The Laws of Thought (or Laws of Logic) are fundamental to good argument, and are often violated or misunderstood, and a fascinating question is: what is their epistemological status?

The Laws of Thought can be set out as follows:
(1) the Law of Identity
This can be stated simply as the idea that any entity x is identical with itself (or x = x). With respect to propositions, it means that, if a proposition p is true, then it is true (or p → p).

A violation of the Law of Identity is the informal logical fallacy of equivocation: changing the meaning of terms in an argument or using the same term in different senses.

(2) Law of Noncontradiction
This can be stated as the idea that one cannot assert as true a proposition p and its negation at the same time (or p ∧ ¬p is false). Such a statement is self-contradictory. That is to say, the proposition p and its negation (¬p) asserted as true at the same time are mutually exclusive.

The source of the Law of Noncontradiction is Aristotle’s Metaphysics, although he gives three versions of the law, in (1) an ontological, (2) psychological and (3) logical sense.

(3) the Law of Excluded Middle
This states that every meaningful proposition is either true or false. There is no third option. Put another way, either the proposition p is true or its negation (¬p) is true. Symbolically, this means that p ∨ ¬p must be true.
It is also generally believed that laws (1) and (3) are tautologies.

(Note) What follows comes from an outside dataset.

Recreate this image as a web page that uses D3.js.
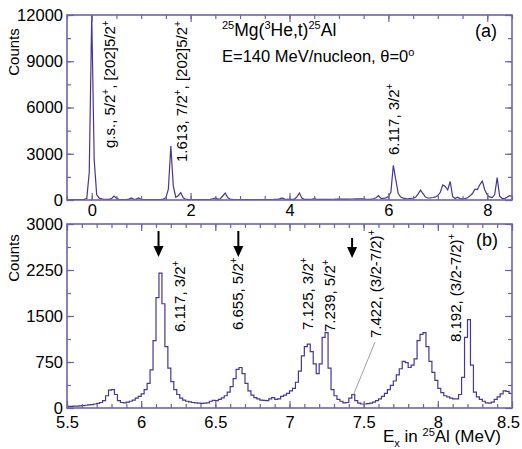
<!DOCTYPE html>
<head>
  <meta charset="utf-8">
  <script src="https://d3js.org/d3.v7.min.js"></script>
  <style>
    body { margin: 0; background: #fff; }
    svg { font-family: Arial, "Liberation Sans", Helvetica, sans-serif; }
    .axis path { display: none; }
    .axis line { stroke: #6f62aa; stroke-width: 1.2; }
    .axis text { fill: #000; font-size: 16.5px; }
    .frame { fill: none; stroke: #6f62aa; stroke-width: 1.6; }
    .spec { fill: none; stroke: #4a3590; stroke-width: 1.2; }
    .lab { font-size: 15px; fill: #000; }
  </style>
</head>
<body>
<script>
  // panel (a): full spectrum, one value every 0.05 MeV from -0.5 to 8.5 MeV
  var aStart = -0.5, aBin = 0.05;
  var aCounts = [
    20, 20, 20, 20, 25, 25, 30, 40, 90, 1800,
    12000, 2600, 350, 120, 70, 50, 40, 40, 90, 260,
    110, 40, 30, 30, 30, 60, 130, 50, 60, 130,
    40, 30, 25, 25, 25, 25, 30, 30, 40, 60,
    150, 700, 3500, 900, 180, 280, 480, 140, 50, 35,
    30, 25, 25, 25, 25, 25, 30, 30, 40, 80,
    140, 60, 80, 260, 450, 160, 50, 35, 30, 30,
    25, 25, 25, 25, 25, 25, 25, 25, 25, 30,
    30, 30, 30, 30, 35, 40, 70, 140, 60, 40,
    35, 35, 60, 200, 460, 120, 45, 40, 40, 50,
    90, 50, 40, 45, 50, 45, 45, 50, 50, 55,
    55, 60, 60, 60, 60, 65, 65, 70, 70, 80,
    70, 50, 50, 60, 80, 150, 280, 110, 100, 140,
    220, 500, 2250, 1300, 400, 190, 120, 90, 80, 100,
    130, 180, 380, 640, 420, 190, 130, 140, 160, 200,
    290, 500, 980, 880, 650, 1200, 220, 100, 180, 90,
    70, 90, 150, 270, 420, 700, 680, 1000, 1220, 650,
    330, 200, 160, 350, 1450, 250, 110, 90, 180, 280,
    240
  ];

  // panel (b): zoom 5.5 - 8.5 MeV, histogram bins of 0.02 MeV
  var bStart = 5.5, bBin = 0.02;
  var bCounts = [
    25, 28, 30, 32, 35, 40, 45, 50, 55, 65,
    75, 90, 120, 200, 290, 300, 220, 120, 90, 85,
    95, 110, 130, 160, 190, 230, 300, 400, 620, 1100,
    1800, 2200, 1700, 1000, 650, 430, 300, 220, 160, 130,
    110, 100, 90, 85, 80, 75, 80, 85, 110, 125,
    120, 140, 165, 200, 260, 350, 480, 630, 660, 560,
    400, 280, 210, 170, 150, 130, 125, 120, 150, 170,
    140, 150, 190, 210, 240, 280, 320, 420, 600, 850,
    1000, 1040, 920, 720, 560, 720, 1150, 1230, 650, 300,
    200, 140, 110, 85, 90, 160, 220, 120, 80, 65,
    65, 70, 80, 95, 120, 150, 190, 240, 300, 370,
    440, 540, 640, 760, 740, 660, 700, 800, 1100, 1200,
    1230, 1000, 760, 580, 450, 320, 250, 200, 180, 160,
    150, 150, 220, 500, 1150, 1440, 700, 260, 180, 140,
    110, 85, 80, 95, 140, 180, 230, 280, 270, 240
  ];

  var aXTicks = [0, 2, 4, 6, 8];
  var aYTicks = [0, 3000, 6000, 9000, 12000];
  var bXTicks = [5.5, 6, 6.5, 7, 7.5, 8, 8.5];
  var bYTicks = [0, 750, 1500, 2250, 3000];

  var aLabels = [
    { pre: "g.s., 5/2", s1: "+", mid: ", [202]5/2", s2: "+", x: 115, y: 148 },
    { pre: "1.613, 7/2", s1: "+", mid: ", [202]5/2", s2: "+", x: 187, y: 162 },
    { pre: "6.117, 3/2", s1: "+", mid: "", s2: "", x: 399, y: 155 }
  ];
  var bLabels = [
    { pre: "6.117, 3/2", s1: "+", x: 185, y: 332 },
    { pre: "6.655, 5/2", s1: "+", x: 243, y: 330 },
    { pre: "7.125, 3/2", s1: "+", x: 313, y: 330 },
    { pre: "7.239, 5/2", s1: "+", x: 335, y: 332 },
    { pre: "7.422, (3/2-7/2)", s1: "+", x: 381, y: 338 },
    { pre: "8.192, (3/2-7/2)", s1: "+", x: 461, y: 342 }
  ];
  var bArrows = [6.117, 6.655, 7.422];

  var W = 522, H = 449;
  var left = 67, right = 512;

  var svg = d3.select("body").append("svg")
      .attr("width", W)
      .attr("height", H);

  function panel(opt) {
    var x = d3.scaleLinear().domain(opt.xDomain).range([left, right]);
    var y = d3.scaleLinear().domain(opt.yDomain).range([opt.bottom, opt.top]);
    var g = svg.append("g");

    g.append("clipPath").attr("id", opt.id)
      .append("rect")
        .attr("x", left).attr("y", opt.top)
        .attr("width", right - left).attr("height", opt.bottom - opt.top);

    var pts = opt.counts.map(function(v, i) { return [opt.start + i * opt.bin, v]; });
    if (opt.step) {
      pts.push([opt.start + opt.counts.length * opt.bin, opt.counts[opt.counts.length - 1]]);
    }

    var line = d3.line()
        .x(function(d) { return x(d[0]); })
        .y(function(d) { return y(d[1]); })
        .curve(opt.step ? d3.curveStepAfter : d3.curveLinear);

    g.append("path")
        .attr("class", "spec")
        .attr("clip-path", "url(#" + opt.id + ")")
        .attr("d", line(pts));

    // ticks, all pointing inward
    var xMinor = d3.range(opt.xDomain[0], opt.xDomain[1] + 1e-9, opt.xMinor);
    var yMinor = d3.range(opt.yDomain[0], opt.yDomain[1] + 1e-9, opt.yMinor);

    g.append("g").attr("class", "axis")
        .attr("transform", "translate(0," + opt.bottom + ")")
        .call(d3.axisBottom(x).tickValues(xMinor).tickSize(-4).tickFormat(""));
    var xAx = g.append("g").attr("class", "axis")
        .attr("transform", "translate(0," + opt.bottom + ")")
        .call(d3.axisBottom(x).tickValues(opt.xTicks).tickSize(-7).tickPadding(opt.xPad)
          .tickFormat(d3.format("")));
    g.append("g").attr("class", "axis")
        .attr("transform", "translate(0," + opt.top + ")")
        .call(d3.axisTop(x).tickValues(xMinor).tickSize(-4).tickFormat(""));
    g.append("g").attr("class", "axis")
        .attr("transform", "translate(0," + opt.top + ")")
        .call(d3.axisTop(x).tickValues(opt.xTicks).tickSize(-7).tickFormat(""));

    g.append("g").attr("class", "axis")
        .attr("transform", "translate(" + left + ",0)")
        .call(d3.axisLeft(y).tickValues(yMinor).tickSize(-4).tickFormat(""));
    g.append("g").attr("class", "axis")
        .attr("transform", "translate(" + left + ",0)")
        .call(d3.axisLeft(y).tickValues(opt.yTicks).tickSize(-7).tickPadding(4)
          .tickFormat(d3.format("d")));
    g.append("g").attr("class", "axis")
        .attr("transform", "translate(" + right + ",0)")
        .call(d3.axisRight(y).tickValues(yMinor).tickSize(-4).tickFormat(""));
    g.append("g").attr("class", "axis")
        .attr("transform", "translate(" + right + ",0)")
        .call(d3.axisRight(y).tickValues(opt.yTicks).tickSize(-7).tickFormat(""));

    // last label hugs the right edge like in the original
    if (opt.lastShift) {
      xAx.selectAll(".tick text").filter(function(d) { return d === opt.xDomain[1]; })
          .attr("x", opt.lastShift);
    }

    g.append("rect").attr("class", "frame")
        .attr("x", left).attr("y", opt.top)
        .attr("width", right - left).attr("height", opt.bottom - opt.top);

    g.append("text")
        .attr("transform", "translate(19," + opt.countsY + ") rotate(-90)")
        .attr("text-anchor", "middle")
        .style("font-size", "15px")
        .text("Counts");

    return { g: g, x: x, y: y };
  }

  var pa = panel({
    id: "clipA", top: 15, bottom: 200, countsY: 52, xPad: 4,
    xDomain: [-0.5, 8.5], yDomain: [0, 12000],
    xTicks: aXTicks, yTicks: aYTicks, xMinor: 0.5, yMinor: 1500,
    counts: aCounts, start: aStart, bin: aBin, step: false
  });

  var pb = panel({
    id: "clipB", top: 224, bottom: 408, countsY: 258, xPad: 8, lastShift: -4,
    xDomain: [5.5, 8.5], yDomain: [0, 3000],
    xTicks: bXTicks, yTicks: bYTicks, xMinor: 0.1, yMinor: 375,
    counts: bCounts, start: bStart, bin: bBin, step: true
  });

  function rotLabel(g, d) {
    var t = g.append("text").attr("class", "lab")
        .attr("transform", "translate(" + d.x + "," + d.y + ") rotate(-90)");
    t.append("tspan").text(d.pre);
    t.append("tspan").attr("dy", -6).style("font-size", "10px").text(d.s1);
    if (d.mid) {
      t.append("tspan").attr("dy", 6).text(d.mid);
      t.append("tspan").attr("dy", -6).style("font-size", "10px").text(d.s2);
    }
  }

  aLabels.forEach(function(d) { rotLabel(pa.g, d); });
  bLabels.forEach(function(d) { rotLabel(pb.g, d); });

  // title text in (a)
  var t1 = pa.g.append("text").attr("x", 222).attr("y", 36).style("font-size", "17.5px");
  t1.append("tspan").attr("dy", -7).style("font-size", "11px").text("25");
  t1.append("tspan").attr("dy", 7).text("Mg(");
  t1.append("tspan").attr("dy", -7).style("font-size", "11px").text("3");
  t1.append("tspan").attr("dy", 7).text("He,t)");
  t1.append("tspan").attr("dy", -7).style("font-size", "11px").text("25");
  t1.append("tspan").attr("dy", 7).text("Al");

  var t2 = pa.g.append("text").attr("x", 222).attr("y", 62).style("font-size", "16.5px");
  t2.append("tspan").text("E=140 MeV/nucleon, \u03b8=0");
  t2.append("tspan").attr("dy", -6).style("font-size", "11px").text("o");

  pa.g.append("text").attr("x", 475).attr("y", 37).style("font-size", "18px").text("(a)");
  pb.g.append("text").attr("x", 476).attr("y", 246).style("font-size", "18px").text("(b)");

  // arrows in (b)
  bArrows.forEach(function(e, i) {
    var cx = pb.x(e);
    var y0 = i < 2 ? 231 : 238, y1 = i < 2 ? 257 : 258;
    pb.g.append("line")
        .attr("x1", cx).attr("x2", cx).attr("y1", y0).attr("y2", y1 - 8)
        .attr("stroke", "#000").attr("stroke-width", 2);
    pb.g.append("path")
        .attr("d", "M" + (cx - 5) + "," + (y1 - 11) + "L" + (cx + 5) + "," + (y1 - 11) + "L" + cx + "," + y1 + "Z")
        .attr("fill", "#000");
  });

  // leader line for 7.422
  pb.g.append("line")
      .attr("x1", 375).attr("y1", 342)
      .attr("x2", pb.x(7.422) + 1).attr("y2", pb.y(200))
      .attr("stroke", "#888").attr("stroke-width", 0.8);

  // x title
  var xt = pb.g.append("text").attr("x", 383).attr("y", 442).style("font-size", "17px");
  xt.append("tspan").text("E");
  xt.append("tspan").attr("dy", 5).style("font-size", "11px").text("x");
  xt.append("tspan").attr("dy", -5).text(" in ");
  xt.append("tspan").attr("dy", -6).style("font-size", "11px").text("25");
  xt.append("tspan").attr("dy", 6).text("Al (MeV)");
</script>
</body>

There are of course many other tautologies important for deductive logic, such as De Morgan’s theorems, but the laws of thought remain fundamental.

But, as noted above, what is their epistemological status? Are they simply analytic a priori? And even if we can interpret them in that sense when considered only as pure tautologies, could they also be given an empirical synthetic a posteriori status when asserted as true of the real world? (just as pure geometry and applied geometry each have a different epistemological status.)

For it seems that the law of identity also expresses, or is bound up with, a deep metaphysical truth about existence: existence and identity are closely related concepts, as was stressed by Gottlob Frege and Quine (Scruton 1994: 143).

Indeed, Bertrand Russell gave the laws of logic an ontological interpretation:
(1) law of identity: ‘whatever is, is.’

(2) the law of contradiction: ‘nothing can both be and not be.’

(3) the law of excluded middle: ‘everything must either be or not be.’
Russell thought that these were “self evident logical principles,” but the possibility that the law of excluded middle may not apply to certain quantum mechanical phenomena (Quine 1986: 86–87) should alert us to the idea that the laws of thought are ultimately empirical statements derived from human experience of the macroscopic world. (And this does not falsify the law of excluded middle with respect to the macroscopic world at all, but confines or limits it as a truth to that domain.)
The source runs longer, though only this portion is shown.